───── Collected data ─────

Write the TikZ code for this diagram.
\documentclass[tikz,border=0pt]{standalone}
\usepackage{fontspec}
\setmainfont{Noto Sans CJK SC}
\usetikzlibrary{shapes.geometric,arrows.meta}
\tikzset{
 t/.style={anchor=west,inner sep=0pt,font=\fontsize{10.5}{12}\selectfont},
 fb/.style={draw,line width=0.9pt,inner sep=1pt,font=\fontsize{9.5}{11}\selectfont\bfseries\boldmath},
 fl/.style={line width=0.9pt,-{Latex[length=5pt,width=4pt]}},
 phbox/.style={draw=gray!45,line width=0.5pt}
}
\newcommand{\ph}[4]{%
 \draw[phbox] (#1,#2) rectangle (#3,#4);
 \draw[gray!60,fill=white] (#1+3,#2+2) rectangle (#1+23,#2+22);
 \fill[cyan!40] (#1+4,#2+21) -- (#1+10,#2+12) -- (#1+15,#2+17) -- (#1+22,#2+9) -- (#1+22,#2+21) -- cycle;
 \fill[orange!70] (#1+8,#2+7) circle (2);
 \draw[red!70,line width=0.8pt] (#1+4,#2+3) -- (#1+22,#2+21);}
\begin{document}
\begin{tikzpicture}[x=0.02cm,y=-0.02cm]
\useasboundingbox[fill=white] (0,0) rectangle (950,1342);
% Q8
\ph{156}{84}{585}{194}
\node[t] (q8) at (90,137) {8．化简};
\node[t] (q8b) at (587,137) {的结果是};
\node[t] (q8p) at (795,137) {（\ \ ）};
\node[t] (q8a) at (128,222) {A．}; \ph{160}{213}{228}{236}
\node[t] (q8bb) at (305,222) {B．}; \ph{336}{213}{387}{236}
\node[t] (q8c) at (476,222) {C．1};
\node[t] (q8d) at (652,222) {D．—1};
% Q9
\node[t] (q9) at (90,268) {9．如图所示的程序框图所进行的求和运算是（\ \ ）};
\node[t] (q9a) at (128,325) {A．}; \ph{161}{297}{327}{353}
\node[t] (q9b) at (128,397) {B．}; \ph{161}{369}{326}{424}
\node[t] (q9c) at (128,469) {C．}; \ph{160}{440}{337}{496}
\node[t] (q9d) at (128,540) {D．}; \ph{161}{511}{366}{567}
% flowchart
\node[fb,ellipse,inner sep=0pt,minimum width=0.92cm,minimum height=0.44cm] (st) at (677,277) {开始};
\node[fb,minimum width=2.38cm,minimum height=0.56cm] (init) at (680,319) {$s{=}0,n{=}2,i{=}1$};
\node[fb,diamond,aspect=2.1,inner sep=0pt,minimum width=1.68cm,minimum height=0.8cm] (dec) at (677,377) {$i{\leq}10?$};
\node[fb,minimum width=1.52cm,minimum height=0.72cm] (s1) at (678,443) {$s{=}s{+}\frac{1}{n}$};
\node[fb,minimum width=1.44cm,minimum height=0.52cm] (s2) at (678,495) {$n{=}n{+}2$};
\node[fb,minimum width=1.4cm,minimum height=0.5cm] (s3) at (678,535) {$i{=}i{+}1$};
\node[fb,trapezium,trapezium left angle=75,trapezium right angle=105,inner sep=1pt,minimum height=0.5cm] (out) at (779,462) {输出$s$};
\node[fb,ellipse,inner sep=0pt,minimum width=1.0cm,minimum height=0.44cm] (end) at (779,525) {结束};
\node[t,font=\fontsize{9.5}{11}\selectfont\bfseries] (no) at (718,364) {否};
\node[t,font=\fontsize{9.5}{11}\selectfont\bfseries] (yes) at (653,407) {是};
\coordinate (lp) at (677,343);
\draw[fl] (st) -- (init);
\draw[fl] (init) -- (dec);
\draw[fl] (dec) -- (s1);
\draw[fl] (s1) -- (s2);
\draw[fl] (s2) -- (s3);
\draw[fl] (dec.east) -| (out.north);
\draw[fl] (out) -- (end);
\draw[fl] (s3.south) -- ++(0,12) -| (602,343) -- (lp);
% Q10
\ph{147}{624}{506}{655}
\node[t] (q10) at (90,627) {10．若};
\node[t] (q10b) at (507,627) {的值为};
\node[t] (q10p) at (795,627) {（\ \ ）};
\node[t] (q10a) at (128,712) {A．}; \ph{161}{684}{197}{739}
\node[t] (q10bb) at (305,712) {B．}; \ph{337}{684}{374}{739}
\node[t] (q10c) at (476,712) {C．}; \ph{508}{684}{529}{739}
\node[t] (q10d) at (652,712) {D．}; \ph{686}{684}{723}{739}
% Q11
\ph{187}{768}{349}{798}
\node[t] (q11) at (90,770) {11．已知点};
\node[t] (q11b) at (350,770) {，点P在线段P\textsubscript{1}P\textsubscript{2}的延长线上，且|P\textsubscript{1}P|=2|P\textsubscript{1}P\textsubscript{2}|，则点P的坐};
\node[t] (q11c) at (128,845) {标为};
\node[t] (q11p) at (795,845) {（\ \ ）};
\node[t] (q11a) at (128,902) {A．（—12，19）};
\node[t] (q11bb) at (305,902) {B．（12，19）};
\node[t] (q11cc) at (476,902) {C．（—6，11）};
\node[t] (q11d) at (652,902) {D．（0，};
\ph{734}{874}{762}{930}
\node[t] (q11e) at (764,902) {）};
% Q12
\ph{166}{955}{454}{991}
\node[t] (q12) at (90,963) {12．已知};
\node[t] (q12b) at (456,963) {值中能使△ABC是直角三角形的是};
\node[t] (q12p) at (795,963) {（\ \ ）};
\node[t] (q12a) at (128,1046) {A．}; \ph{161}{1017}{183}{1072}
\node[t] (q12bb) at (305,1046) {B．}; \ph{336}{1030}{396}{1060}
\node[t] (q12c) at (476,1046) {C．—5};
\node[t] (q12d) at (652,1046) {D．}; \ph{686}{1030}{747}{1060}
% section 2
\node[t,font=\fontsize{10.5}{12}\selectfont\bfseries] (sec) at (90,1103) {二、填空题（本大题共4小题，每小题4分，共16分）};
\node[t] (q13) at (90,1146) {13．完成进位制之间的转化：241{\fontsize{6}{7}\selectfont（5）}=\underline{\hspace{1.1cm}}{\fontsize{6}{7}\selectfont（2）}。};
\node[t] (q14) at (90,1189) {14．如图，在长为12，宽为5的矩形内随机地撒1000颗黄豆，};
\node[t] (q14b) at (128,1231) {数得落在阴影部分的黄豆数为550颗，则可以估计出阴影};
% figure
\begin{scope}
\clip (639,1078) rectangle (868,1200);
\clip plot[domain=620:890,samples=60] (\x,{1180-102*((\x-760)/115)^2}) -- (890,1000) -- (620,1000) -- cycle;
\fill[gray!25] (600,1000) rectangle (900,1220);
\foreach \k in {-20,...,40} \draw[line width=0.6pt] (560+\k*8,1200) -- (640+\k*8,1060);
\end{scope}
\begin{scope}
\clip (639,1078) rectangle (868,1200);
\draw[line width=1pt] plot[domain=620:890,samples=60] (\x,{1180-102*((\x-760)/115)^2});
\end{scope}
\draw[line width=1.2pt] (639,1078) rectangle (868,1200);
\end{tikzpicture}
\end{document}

─────

Problem to solve -> Set down every line of the listing above again, exactly as given.

Full response ->
Write the TikZ code for this diagram.
\documentclass[tikz,border=0pt]{standalone}
\usepackage{fontspec}
\setmainfont{Noto Sans CJK SC}
\usetikzlibrary{shapes.geometric,arrows.meta}
\tikzset{
 t/.style={anchor=west,inner sep=0pt,font=\fontsize{10.5}{12}\selectfont},
 fb/.style={draw,line width=0.9pt,inner sep=1pt,font=\fontsize{9.5}{11}\selectfont\bfseries\boldmath},
 fl/.style={line width=0.9pt,-{Latex[length=5pt,width=4pt]}},
 phbox/.style={draw=gray!45,line width=0.5pt}
}
\newcommand{\ph}[4]{%
 \draw[phbox] (#1,#2) rectangle (#3,#4);
 \draw[gray!60,fill=white] (#1+3,#2+2) rectangle (#1+23,#2+22);
 \fill[cyan!40] (#1+4,#2+21) -- (#1+10,#2+12) -- (#1+15,#2+17) -- (#1+22,#2+9) -- (#1+22,#2+21) -- cycle;
 \fill[orange!70] (#1+8,#2+7) circle (2);
 \draw[red!70,line width=0.8pt] (#1+4,#2+3) -- (#1+22,#2+21);}
\begin{document}
\begin{tikzpicture}[x=0.02cm,y=-0.02cm]
\useasboundingbox[fill=white] (0,0) rectangle (950,1342);
% Q8
\ph{156}{84}{585}{194}
\node[t] (q8) at (90,137) {8．化简};
\node[t] (q8b) at (587,137) {的结果是};
\node[t] (q8p) at (795,137) {（\ \ ）};
\node[t] (q8a) at (128,222) {A．}; \ph{160}{213}{228}{236}
\node[t] (q8bb) at (305,222) {B．}; \ph{336}{213}{387}{236}
\node[t] (q8c) at (476,222) {C．1};
\node[t] (q8d) at (652,222) {D．—1};
% Q9
\node[t] (q9) at (90,268) {9．如图所示的程序框图所进行的求和运算是（\ \ ）};
\node[t] (q9a) at (128,325) {A．}; \ph{161}{297}{327}{353}
\node[t] (q9b) at (128,397) {B．}; \ph{161}{369}{326}{424}
\node[t] (q9c) at (128,469) {C．}; \ph{160}{440}{337}{496}
\node[t] (q9d) at (128,540) {D．}; \ph{161}{511}{366}{567}
% flowchart
\node[fb,ellipse,inner sep=0pt,minimum width=0.92cm,minimum height=0.44cm] (st) at (677,277) {开始};
\node[fb,minimum width=2.38cm,minimum height=0.56cm] (init) at (680,319) {$s{=}0,n{=}2,i{=}1$};
\node[fb,diamond,aspect=2.1,inner sep=0pt,minimum width=1.68cm,minimum height=0.8cm] (dec) at (677,377) {$i{\leq}10?$};
\node[fb,minimum width=1.52cm,minimum height=0.72cm] (s1) at (678,443) {$s{=}s{+}\frac{1}{n}$};
\node[fb,minimum width=1.44cm,minimum height=0.52cm] (s2) at (678,495) {$n{=}n{+}2$};
\node[fb,minimum width=1.4cm,minimum height=0.5cm] (s3) at (678,535) {$i{=}i{+}1$};
\node[fb,trapezium,trapezium left angle=75,trapezium right angle=105,inner sep=1pt,minimum height=0.5cm] (out) at (779,462) {输出$s$};
\node[fb,ellipse,inner sep=0pt,minimum width=1.0cm,minimum height=0.44cm] (end) at (779,525) {结束};
\node[t,font=\fontsize{9.5}{11}\selectfont\bfseries] (no) at (718,364) {否};
\node[t,font=\fontsize{9.5}{11}\selectfont\bfseries] (yes) at (653,407) {是};
\coordinate (lp) at (677,343);
\draw[fl] (st) -- (init);
\draw[fl] (init) -- (dec);
\draw[fl] (dec) -- (s1);
\draw[fl] (s1) -- (s2);
\draw[fl] (s2) -- (s3);
\draw[fl] (dec.east) -| (out.north);
\draw[fl] (out) -- (end);
\draw[fl] (s3.south) -- ++(0,12) -| (602,343) -- (lp);
% Q10
\ph{147}{624}{506}{655}
\node[t] (q10) at (90,627) {10．若};
\node[t] (q10b) at (507,627) {的值为};
\node[t] (q10p) at (795,627) {（\ \ ）};
\node[t] (q10a) at (128,712) {A．}; \ph{161}{684}{197}{739}
\node[t] (q10bb) at (305,712) {B．}; \ph{337}{684}{374}{739}
\node[t] (q10c) at (476,712) {C．}; \ph{508}{684}{529}{739}
\node[t] (q10d) at (652,712) {D．}; \ph{686}{684}{723}{739}
% Q11
\ph{187}{768}{349}{798}
\node[t] (q11) at (90,770) {11．已知点};
\node[t] (q11b) at (350,770) {，点P在线段P\textsubscript{1}P\textsubscript{2}的延长线上，且|P\textsubscript{1}P|=2|P\textsubscript{1}P\textsubscript{2}|，则点P的坐};
\node[t] (q11c) at (128,845) {标为};
\node[t] (q11p) at (795,845) {（\ \ ）};
\node[t] (q11a) at (128,902) {A．（—12，19）};
\node[t] (q11bb) at (305,902) {B．（12，19）};
\node[t] (q11cc) at (476,902) {C．（—6，11）};
\node[t] (q11d) at (652,902) {D．（0，};
\ph{734}{874}{762}{930}
\node[t] (q11e) at (764,902) {）};
% Q12
\ph{166}{955}{454}{991}
\node[t] (q12) at (90,963) {12．已知};
\node[t] (q12b) at (456,963) {值中能使△ABC是直角三角形的是};
\node[t] (q12p) at (795,963) {（\ \ ）};
\node[t] (q12a) at (128,1046) {A．}; \ph{161}{1017}{183}{1072}
\node[t] (q12bb) at (305,1046) {B．}; \ph{336}{1030}{396}{1060}
\node[t] (q12c) at (476,1046) {C．—5};
\node[t] (q12d) at (652,1046) {D．}; \ph{686}{1030}{747}{1060}
% section 2
\node[t,font=\fontsize{10.5}{12}\selectfont\bfseries] (sec) at (90,1103) {二、填空题（本大题共4小题，每小题4分，共16分）};
\node[t] (q13) at (90,1146) {13．完成进位制之间的转化：241{\fontsize{6}{7}\selectfont（5）}=\underline{\hspace{1.1cm}}{\fontsize{6}{7}\selectfont（2）}。};
\node[t] (q14) at (90,1189) {14．如图，在长为12，宽为5的矩形内随机地撒1000颗黄豆，};
\node[t] (q14b) at (128,1231) {数得落在阴影部分的黄豆数为550颗，则可以估计出阴影};
% figure
\begin{scope}
\clip (639,1078) rectangle (868,1200);
\clip plot[domain=620:890,samples=60] (\x,{1180-102*((\x-760)/115)^2}) -- (890,1000) -- (620,1000) -- cycle;
\fill[gray!25] (600,1000) rectangle (900,1220);
\foreach \k in {-20,...,40} \draw[line width=0.6pt] (560+\k*8,1200) -- (640+\k*8,1060);
\end{scope}
\begin{scope}
\clip (639,1078) rectangle (868,1200);
\draw[line width=1pt] plot[domain=620:890,samples=60] (\x,{1180-102*((\x-760)/115)^2});
\end{scope}
\draw[line width=1.2pt] (639,1078) rectangle (868,1200);
\end{tikzpicture}
\end{document}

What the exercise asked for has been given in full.